- Work required -
In the entries below, find every line with "that" and copy it.

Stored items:
╭──
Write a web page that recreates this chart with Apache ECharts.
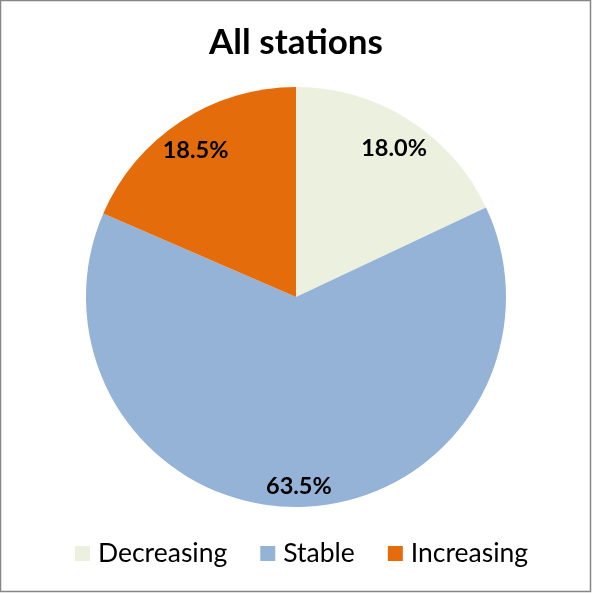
<!DOCTYPE html>
<html><head><meta charset="utf-8">
<script src="https://cdn.jsdelivr.net/npm/echarts@6/dist/echarts.min.js"></script>
<style>html,body{margin:0;padding:0;background:#fff}#c{width:592px;height:593px}</style>
</head><body><div id="c"></div>
<script>
const categories = ['Decreasing', 'Stable', 'Increasing'];
const values = [18.0, 63.5, 18.5];
const colors = ['#EBF1DE', '#95B3D7', '#E46C0A'];
const titleText = 'All stations';

const chart = echarts.init(document.getElementById('c'));
const data = categories.map((n, i) => ({ name: n, value: values[i], itemStyle: { color: colors[i] } }));
const font = 'Lato, "Open Sans", sans-serif';
chart.setOption({
  backgroundColor: '#fff',
  animation: false,
  title: { text: titleText, left: 'center', top: 20, textStyle: { fontFamily: font, fontWeight: 'bold', fontSize: 35, color: '#000' } },
  legend: {
    bottom: 21, left: 70, itemWidth: 15, itemHeight: 15, itemGap: 33,
    icon: 'rect',
    textStyle: { fontFamily: font, fontSize: 26.5, color: '#000', padding: [0, 0, 0, 3] },
    data: categories
  },
  graphic: [{ type: 'rect', shape: { x: 0.5, y: 0.5, width: 590, height: 591 }, style: { fill: 'none', stroke: '#868686', lineWidth: 1.5 }, silent: true }],
  series: [
    {
      type: 'pie', center: [296, 297], radius: [0, 210], startAngle: 90, clockwise: true,
      data: data, label: { show: false }, labelLine: { show: false }, itemStyle: { borderWidth: 0 }, silent: true
    },
    {
      type: 'pie', center: [296, 297], radius: [148, 212], startAngle: 90, clockwise: true,
      data: data.map(d => ({ name: d.name, value: d.value, itemStyle: { color: 'rgba(0,0,0,0)' } })),
      legendHoverLink: false, silent: true,
      label: { show: true, position: 'inside', offset: [0, 6], formatter: p => p.value.toFixed(1) + '%', fontFamily: font, fontWeight: 'bold', fontSize: 23.5, color: '#000' },
      labelLine: { show: false }, itemStyle: { borderWidth: 0 }
    }
  ]
});
</script></body></html>
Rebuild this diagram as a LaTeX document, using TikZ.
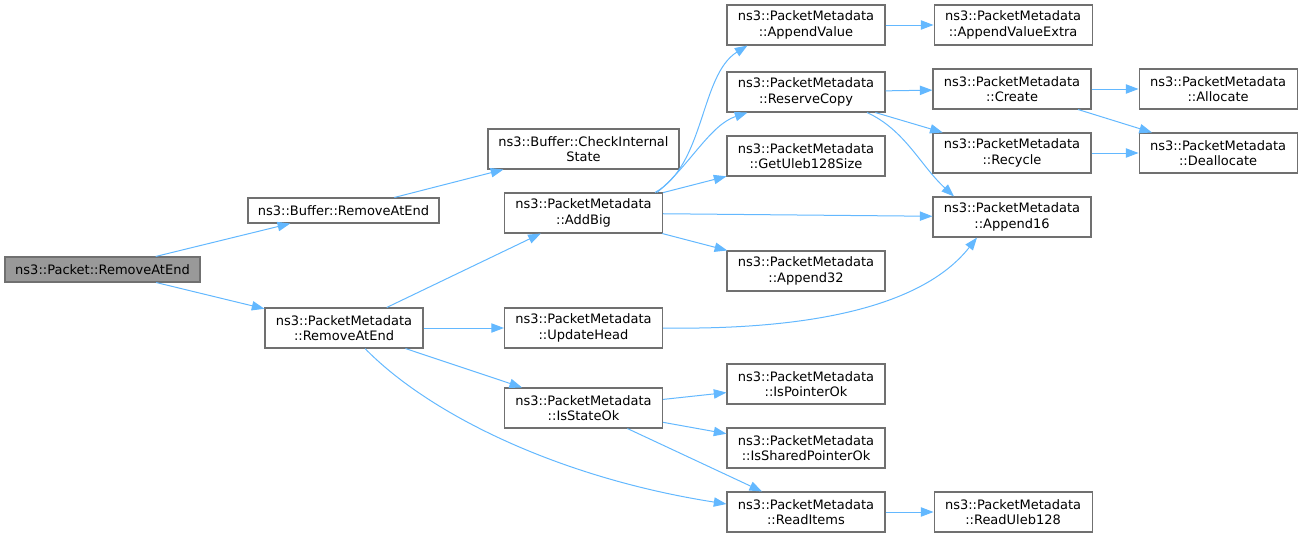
\documentclass[tikz,border=0pt]{standalone}
\usepackage{fontspec}
\setmainfont{DejaVu Sans}
\usetikzlibrary{arrows.meta, positioning, calc}
\definecolor{edgeblue}{HTML}{63B8FF}
\definecolor{boxgrey}{HTML}{707070}
\definecolor{rootgrey}{HTML}{999999}

\begin{document}
\begin{tikzpicture}[x=0.75pt, y=-0.75pt, node distance=36pt,
        fn/.style={draw=boxgrey, fill=white, line width=0.8pt, align=center, inner sep=0pt,
            minimum width=118.5pt, minimum height=30pt, font=\fontsize{9.75}{11.5}\selectfont},
        wide/.style={fn, minimum width=143.25pt},
        edge/.style={draw=edgeblue, line width=0.75pt, -{Triangle[length=9.5pt, width=7pt]}}]
            \useasboundingbox (0,0) rectangle (1301,539);
            % nodes
            \node[fn, fill=rootgrey, minimum width=146.25pt, minimum height=18.75pt] (root) at (102.5,269.5) {ns3::Packet::RemoveAtEnd};
            \node[wide, minimum height=18.75pt] (bufRem) at (343.5,210.5) {ns3::Buffer::RemoveAtEnd};
            \node[fn] (pmRem) at (344,328) {ns3::PacketMetadata\\::RemoveAtEnd};
            \node[wide] (chk) at (583.5,149) {ns3::Buffer::CheckInternal\\State};
            \node[fn] (addBig) at (583.5,213) {ns3::PacketMetadata\\::AddBig};
            \node[fn] (updHead) at (583.5,328) {ns3::PacketMetadata\\::UpdateHead};
            \node[fn] (isState) at (583.5,408) {ns3::PacketMetadata\\::IsStateOk};
            \node[fn] (appVal) at (806,25) {ns3::PacketMetadata\\::AppendValue};
            \node[fn] (resCopy) at (806,92) {ns3::PacketMetadata\\::ReserveCopy};
            \node[fn] (getUleb) at (806,156) {ns3::PacketMetadata\\::GetUleb128Size};
            \node[fn] (app32) at (806,271) {ns3::PacketMetadata\\::Append32};
            \node[fn] (isPtr) at (806,384) {ns3::PacketMetadata\\::IsPointerOk};
            \node[fn] (isShPtr) at (806,448) {ns3::PacketMetadata\\::IsSharedPointerOk};
            \node[fn] (readItems) at (806,512) {ns3::PacketMetadata\\::ReadItems};
            \node[fn, right=of appVal] (appValEx) {ns3::PacketMetadata\\::AppendValueExtra};
            \node[fn] (create) at (1012,89) {ns3::PacketMetadata\\::Create};
            \node[fn] (recycle) at (1012,153) {ns3::PacketMetadata\\::Recycle};
            \node[fn] (app16) at (1012,217) {ns3::PacketMetadata\\::Append16};
            \node[fn, right=of readItems] (readUleb) {ns3::PacketMetadata\\::ReadUleb128};
            \node[fn, right=35.25pt of create] (alloc) {ns3::PacketMetadata\\::Allocate};
            \node[fn, right=35.25pt of recycle] (dealloc) {ns3::PacketMetadata\\::Deallocate};
            % calls
            \draw[edge] (root) -- (bufRem);
            \draw[edge] (root) -- (pmRem);
            \draw[edge] (bufRem) -- (chk);
            \draw[edge] (pmRem) -- (addBig);
            \draw[edge] (pmRem) -- (updHead);
            \draw[edge] (pmRem) -- (isState);
            \draw[edge] ($(pmRem.south)+(21,0)$) .. controls (430,415) and (560,478) .. ($(readItems.west)+(0,-8)$);
            \draw[edge] ($(addBig.north east)+(-8,0)$) .. controls (705,165) and (700,75) .. ($(appVal.south west)+(21,0)$);
            \draw[edge] ($(addBig.north east)+(-6,0)$) .. controls (690,165) and (710,125) .. ($(resCopy.south west)+(21,0)$);
            \draw[edge] (addBig) -- (getUleb);
            \draw[edge] (addBig) -- (app16);
            \draw[edge] (addBig) -- (app32);
            \draw[edge] (updHead.east) .. controls (800,330) and (920,310) .. ($(app16.south)+(-35,0)$);
            \draw[edge] (isState) -- (isPtr);
            \draw[edge] (isState) -- (isShPtr);
            \draw[edge] (isState) -- (readItems);
            \draw[edge] (readItems) -- (readUleb);
            \draw[edge] (appVal) -- (appValEx);
            \draw[edge] (resCopy) -- (create);
            \draw[edge] (resCopy) -- (recycle);
            \draw[edge] ($(resCopy.south)+(61,0)$) .. controls (905,130) and (920,165) .. ($(app16.north)+(-58,0)$);
            \draw[edge] (create) -- (alloc);
            \draw[edge] (create) -- (dealloc);
            \draw[edge] (recycle) -- (dealloc);
\end{tikzpicture}
\end{document}
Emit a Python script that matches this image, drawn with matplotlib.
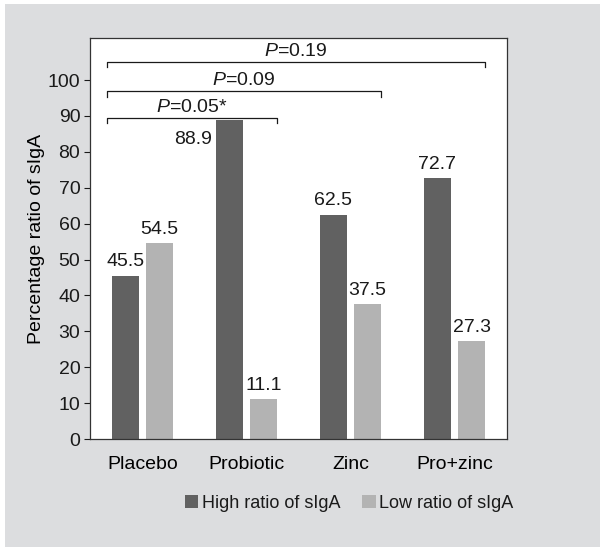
import matplotlib
matplotlib.use("Agg")
import matplotlib.pyplot as plt
from matplotlib.patches import Rectangle
import numpy as np

BG = "#dcdddf"
DARK = "#616161"
LIGHT = "#b3b3b3"
INK = "#1a1a1a"

plt.rcParams.update({
    "font.family": ["Liberation Sans", "DejaVu Sans"],
    "mathtext.fontset": "custom",
    "mathtext.it": "Liberation Sans:italic",
    "mathtext.rm": "Liberation Sans",
    "text.color": INK,
})

groups = ["Placebo", "Probiotic", "Zinc", "Pro+zinc"]
high = [45.5, 88.9, 62.5, 72.7]
low = [54.5, 11.1, 37.5, 27.3]
yticks = [0, 10, 20, 30, 40, 50, 60, 70, 80, 90, 100]
# (left group, right group, bracket level, label)
brackets = [
    (0, 1, 89.4, r"$\it{P}$=0.05*"),
    (0, 2, 96.9, r"$\it{P}$=0.09"),
    (0, 3, 105.0, r"$\it{P}$=0.19"),
]

FS = 14
W, H = 600, 547
fig = plt.figure(figsize=(6.0, 5.47), dpi=100)
fig.patch.set_facecolor("white")
fig.add_artist(Rectangle((5 / W, 0), 1, 1 - 4 / H, transform=fig.transFigure,
                         facecolor=BG, edgecolor="none", zorder=-10))

ax = fig.add_axes([90 / W, 1 - 439 / H, 417 / W, 401 / H])
ax.set_facecolor("white")
x = np.arange(len(groups))
off, bw = 0.165, 0.26
ax.bar(x - off, high, bw, color=DARK, label="High ratio of sIgA", zorder=2)
ax.bar(x + off, low, bw, color=LIGHT, label="Low ratio of sIgA", zorder=2)

ax.set_xlim(-0.505, 3.505)
ax.set_ylim(0, 111.7)
ax.set_yticks(yticks)
ax.set_xticks(x)
ax.set_xticklabels(groups, fontsize=FS)
ax.tick_params(axis="x", length=0, pad=12)
ax.tick_params(axis="y", length=4, width=0.8, labelsize=FS, pad=3, colors=INK)
for s in ax.spines.values():
    s.set_color("#333333")
    s.set_linewidth(0.9)
ax.set_ylabel("Percentage ratio of sIgA", fontsize=FS, labelpad=2)

# value labels
for i, v in enumerate(high):
    if i == 1:
        ax.text(i - off - bw / 2 - 0.04, v - 5.5, f"{v}", ha="right", va="center",
                fontsize=FS)
    else:
        ax.text(i - off, v + 1.5, f"{v}", ha="center", va="bottom", fontsize=FS)
for i, v in enumerate(low):
    ax.text(i + off, v + 1.5, f"{v}", ha="center", va="bottom", fontsize=FS)

# significance brackets
for a, b, lvl, lab in brackets:
    xl = a - off - bw / 2 - 0.05
    xr = b + off + bw / 2
    ax.plot([xl, xl, xr, xr], [lvl - 1.5, lvl, lvl, lvl - 1.5], color=INK,
            lw=0.9, clip_on=False)
    ax.text((xl + xr) / 2, lvl + 0.5, lab, ha="center", va="bottom", fontsize=FS)

fig.legend(loc="center", bbox_to_anchor=(349 / W, 1 - 503 / H), ncol=2,
           frameon=False, fontsize=13, handlelength=0.75, handleheight=0.75,
           handletextpad=0.2, columnspacing=1.2)

fig.savefig("out.png", dpi=100)
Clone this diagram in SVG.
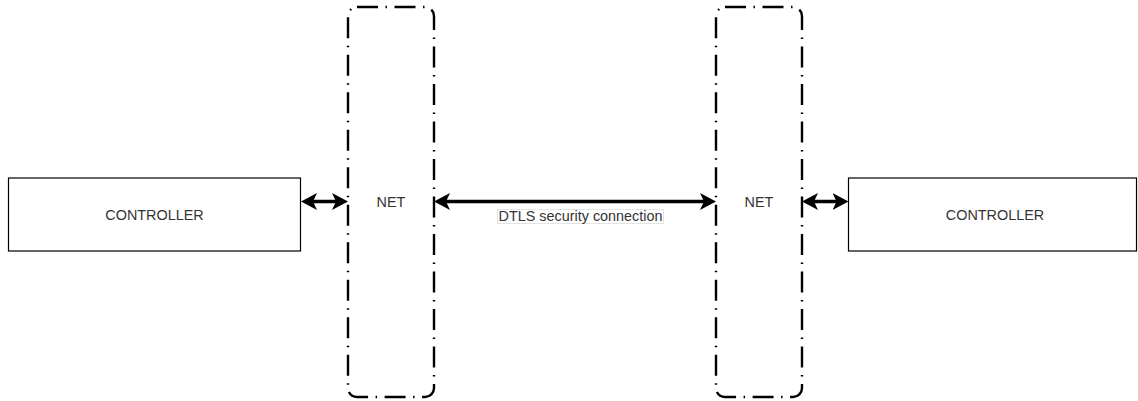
<svg xmlns="http://www.w3.org/2000/svg" width="1138" height="401" viewBox="0 0 1138 401">
<style>
.box{fill:#fff;stroke:#000;stroke-width:1.2}
.net{fill:none;stroke:#000;stroke-width:2.4;stroke-dasharray:21 7.5 1.5 7.5}
.lbl{font-family:"Liberation Sans",Arial,sans-serif;font-size:14.4px;fill:#333;text-anchor:middle}
.conn{stroke:#000;stroke-width:3.6;fill:none;marker-start:url(#ah);marker-end:url(#ah)}
</style>
<defs>
<marker id="ah" markerUnits="userSpaceOnUse" viewBox="0 0 16 18" refX="11" refY="9" markerWidth="16" markerHeight="18" orient="auto-start-reverse">
<path d="M0,0.5 L16,9 L0,17.5 L4,9 Z" fill="#000"/>
</marker>
</defs>
<g id="controller-left">
<rect class="box" x="8.5" y="178" width="292" height="73"/>
<text class="lbl" x="154.5" y="220">CONTROLLER</text>
</g>
<g id="controller-right">
<rect class="box" x="848.5" y="178" width="288" height="73"/>
<text class="lbl" x="995" y="220">CONTROLLER</text>
</g>
<g id="net-left">
<rect class="net" x="348" y="7" width="86" height="390" rx="9"/>
<text class="lbl" x="391" y="206.5">NET</text>
</g>
<g id="net-right">
<rect class="net" x="716" y="7" width="86" height="390" rx="9"/>
<text class="lbl" x="759" y="206.5">NET</text>
</g>
<g id="connectors">
<line class="conn" x1="306" y1="201.5" x2="343" y2="201.5"/>
<line class="conn" x1="439" y1="201.5" x2="711" y2="201.5"/>
<line class="conn" x1="807" y1="201.5" x2="843.5" y2="201.5"/>
<rect x="497.5" y="209.5" width="166" height="14" fill="#fff" stroke="#ddd" stroke-width="0.8"/>
<text class="lbl" x="580.5" y="221.3">DTLS security connection</text>
</g>
</svg>
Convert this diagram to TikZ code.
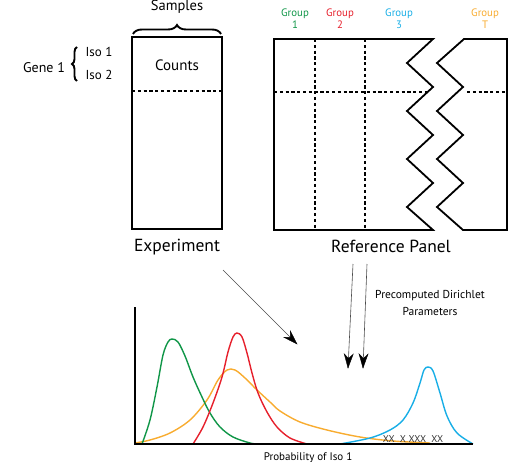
\documentclass[tikz,border=0pt]{standalone}
\usepackage{fontspec}
\setmainfont{PT Sans}
\usetikzlibrary{decorations.pathreplacing}
\definecolor{cgreen}{RGB}{16,150,72}
\definecolor{cred}{RGB}{230,32,44}
\definecolor{corange}{RGB}{248,172,48}
\definecolor{ccyan}{RGB}{24,174,230}
\tikzset{
  boxline/.style={line width=1.8pt, line join=miter},
  dashline/.style={line width=1.3pt, dash pattern=on 3.2pt off 2.6pt},
  lbl/.style={inner sep=0pt, anchor=base},
  curve/.style={line width=1.4pt, smooth, tension=0.55},
  ptrline/.style={line width=0.6pt, draw=black!70},
  ptrhead/.style={fill=black, draw=black, line width=0.4pt, line join=miter},
  bracestyle/.style={line width=1.9pt, decorate},
}
\begin{document}
\begin{tikzpicture}[x=1pt,y=-1pt]
\useasboundingbox (0,0) rectangle (513,462);
% ---- Experiment ----
\draw[boxline] (132,37) rectangle (222,229);
\draw[dashline] (132,91) -- (222,91);
\draw[bracestyle, decoration={brace, amplitude=9pt}] (133,34) -- (221,34);
\node[lbl, font=\fontsize{14.5}{17}\selectfont] (samples) at (177,11) {Samples};
\node[lbl, font=\fontsize{15}{17}\selectfont] (counts) at (177,71) {Counts};
\node[lbl, font=\fontsize{17.5}{20}\selectfont] (experiment) at (177,251) {Experiment};
\node[lbl, font=\fontsize{14}{16}\selectfont] (gene) at (44,73) {Gene 1};
\draw[bracestyle, decoration={brace, amplitude=5pt}] (77,81) -- (77,47);
\node[lbl, font=\fontsize{13}{15}\selectfont] (iso1) at (99,57) {Iso 1};
\node[lbl, font=\fontsize{13}{15}\selectfont] (iso2) at (99,80) {Iso 2};
% ---- Reference panel ----
\draw[boxline] (433,39) -- (274,39) -- (274,230) -- (433,230)
  -- (407,207) -- (433,183) -- (407,159) -- (433,135) -- (407,111) -- (433,87) -- (407,63) -- cycle;
\draw[boxline] (464,39) -- (507,39) -- (507,230) -- (463,230)
  -- (437,207) -- (463,183) -- (437,159) -- (463,135) -- (437,111) -- (463,87) -- (437,63) -- cycle;
\draw[dashline] (315,39) -- (315,230);
\draw[dashline] (365,39) -- (365,230);
\draw[dashline] (274,92) -- (428,92);
\draw[dashline] (467,92) -- (507,92);
\begin{scope}[font=\fontsize{10.8}{13}\selectfont]
\node[lbl, text=cgreen] (g1a) at (295,17) {Group};
\node[lbl, text=cgreen] (g1b) at (295,29) {1};
\node[lbl, text=cred] (g2a) at (340,17) {Group};
\node[lbl, text=cred] (g2b) at (340,29) {2};
\node[lbl, text=ccyan] (g3a) at (399,17) {Group};
\node[lbl, text=ccyan] (g3b) at (399,29) {3};
\node[lbl, text=corange] (gta) at (485,17) {Group};
\node[lbl, text=corange] (gtb) at (485,29) {T};
\end{scope}
\node[lbl, font=\fontsize{17.5}{20}\selectfont] (refpanel) at (391,252) {Reference Panel};
% ---- arrows ----
\coordinate (e1) at (223,270);
\coordinate (e2) at (297,344);
\coordinate (r1) at (353,264);
\coordinate (r2) at (348,368);
\coordinate (s1) at (367,264);
\coordinate (s2) at (363,368);
\draw[ptrline] (e1) -- (e2);
\draw[ptrline] (r1) -- (r2);
\draw[ptrline] (s1) -- (s2);
\filldraw[ptrhead] (e2) -- (283.9,337.3) -- (290.3,337.3) -- (290.3,330.9) -- cycle;
\filldraw[ptrhead] (r2) -- (344.2,353.8) -- (348.5,358.5) -- (353.2,354.2) -- cycle;
\filldraw[ptrhead] (s2) -- (359.0,353.8) -- (363.4,358.5) -- (368.0,354.2) -- cycle;
\node[lbl, font=\fontsize{11.5}{13}\selectfont] (pdp1) at (430,298) {Precomputed Dirichlet};
\node[lbl, font=\fontsize{11.5}{13}\selectfont] (pdp2) at (430,315) {Parameters};
% ---- plot ----
\draw[curve, corange] plot coordinates {(135,443) (150,440) (170,433) (190,420) (207,400) (218,380) (227,370) (235,370) (245,378) (257,390) (270,402) (280,411) (300,422) (327,430) (360,437) (393,441) (430,443)};
\draw[curve, cgreen] plot coordinates {(142,444) (150,420) (157,387) (163,355) (168,342) (172,339) (178,342) (185,356) (193,377) (202,397) (210,413) (220,427) (233,437) (250,443) (258,444)};
\draw[curve, cred] plot coordinates {(193,444) (203,427) (213,403) (222,377) (228,352) (233,337) (237,333) (242,337) (247,353) (252,373) (258,393) (267,412) (277,427) (290,438) (307,444)};
\draw[curve, ccyan] plot coordinates {(340,444) (370,438) (390,430) (403,420) (413,403) (420,383) (424,370) (428,367) (433,371) (440,393) (447,416) (457,433) (473,444)};
\draw[line width=1.8pt] (135,307) -- (135,444) -- (473,444);
\node[lbl, font=\fontsize{9.8}{11}\selectfont, text=black!80] (xx) at (413,442) {XX\ \ X XXX\ \ XX};
\node[lbl, font=\fontsize{11}{13}\selectfont] (xlab) at (308,460) {Probability of Iso 1};
\end{tikzpicture}
\end{document}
╰──
- Response to the task -
Write a web page that recreates this chart with Apache ECharts.
Emit a Python script that matches this image, drawn with matplotlib.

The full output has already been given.